The notion of “pulling yourself up by your bootstraps” has become a notion so fundamental to the mainstream American ethos that it’s highly unlikely that any sincere candidate running for public office could actually challenge the idea directly without committing an act of political suicide. The expression is meant to imply something like “improving oneself by one’s own efforts” and speaks to the rather hyper-independent and gritty identity captured in the fantasy of the American West or the idealized middle class of White suburbia in the 1950s.
Politicians from both parties discuss the “bootstraps” narrative often enough. Conservatives revel in the American’s true grit and independent character, and they’ll beat the living hell out of any Big Bad Nanny Statist that gets in their way or gives a sick poor person healthcare. For example, here’s Tim Pawlenty, a possible contender for the GOP Presidential candidacy for 2012, from his memoir Courage to Stand [emphasis added by me],
More than anything, right now, at this moment in history, I believe it’s time for America to square its shoulders and get about the business of fixing our problems ourselves…For the past eight years, I’ve tried to inspire just that kind of pull-yourself-up-by-your-bootstraps reform in my home state of Minnesota.
Liberals counter not by challenging the idea of “lifting yourself up” itself, but instead by explaining how hard it is, often saying something like, “How can someone lift themselves up by their own bootstraps if they haven’t got boots?”
Interestingly, the expression itself wasn’t originally intended to describe something we should expect from anyone at all, ever. Difficulty notwithstanding. In spite of what liberal critics often describe as the unlikely chance that a person will rise from pauper to President, what they forget is that it is literally impossible for a person to lift themselves up by their bootstraps, which was the original intention of the expression.
Indeed, many suggest that the phrase originated from the fantastical stories of the adventurer Baron von Munchausen (circa 1785) who had, among other fantastic feats such as riding on a cannonball, pulled himself–and his horse–up from a swamp by his bootstraps (or his hair, depending on the person telling the story). Searching through Google Books reveals that the expression held this meaning more or less consistently throughout much of the 1920s and even up to the 1950s. Consider this article from Popular Mechanics magazine:
By this time however, perhaps because military technology had begun to outpace the expression, the “bootstraps” saying had started to take on its more colloquial interpretation. Writers such as those of early 1930s biographical collection British Authors of the Nineteenth Century had begun referring to poor poets who had “lifted themselves by their own bootstraps,” and James Joyce had made similar usage of the phrase in Ulysses (but who really knows what the shit he was saying in that thing, anyhow?)

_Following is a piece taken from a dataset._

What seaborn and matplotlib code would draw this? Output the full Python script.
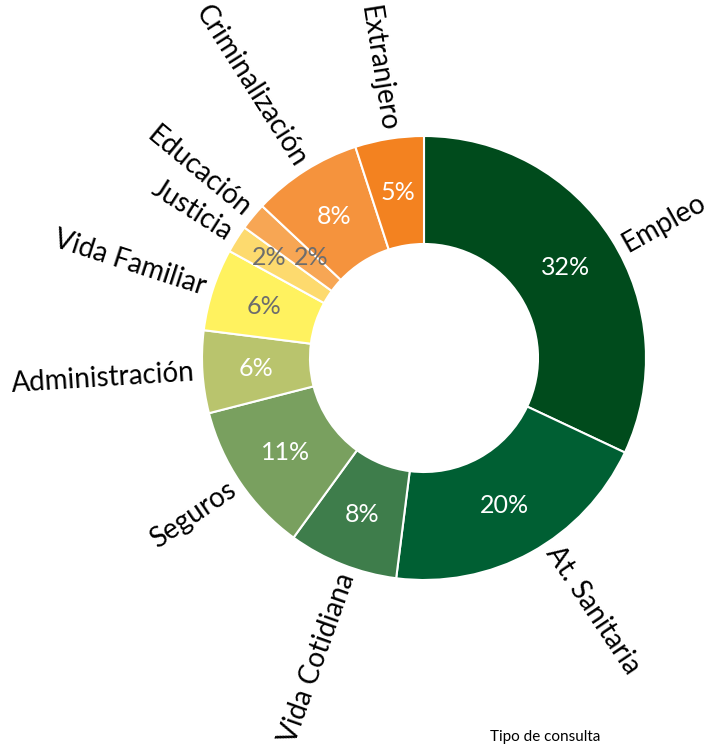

In 1941 the sci-fi author (and possible fascist sympathizer) Robert Heinlein wrote a short story called “By His Bootstraps,” in which a man lifts himself up by his own
bootstraps time machine, and travels thousands of years into the future when, after presumably a millennium of welfare and unions had taken their toll, everyone has become a mindless slave waiting to be conquered by a White man from the 1950s who changes his name to “Diktor.”
By the 1970s and 1980s, of course, it seems that the phrase had not only taken on its contemporary understanding, but had actually become a regular part of America’s political and social vernacular. Take a look at this chart from Google Ngram Viewer (a search tool for nerds that shows you how frequently a term or phrase has been used historically):
The use of the term skyrockets throughout the 1980s, often, it seems, by liberal authors and college professors arguing with conservatives about how hard it is to lift yourself by your bootstraps if you don’t have any boots (or time machines).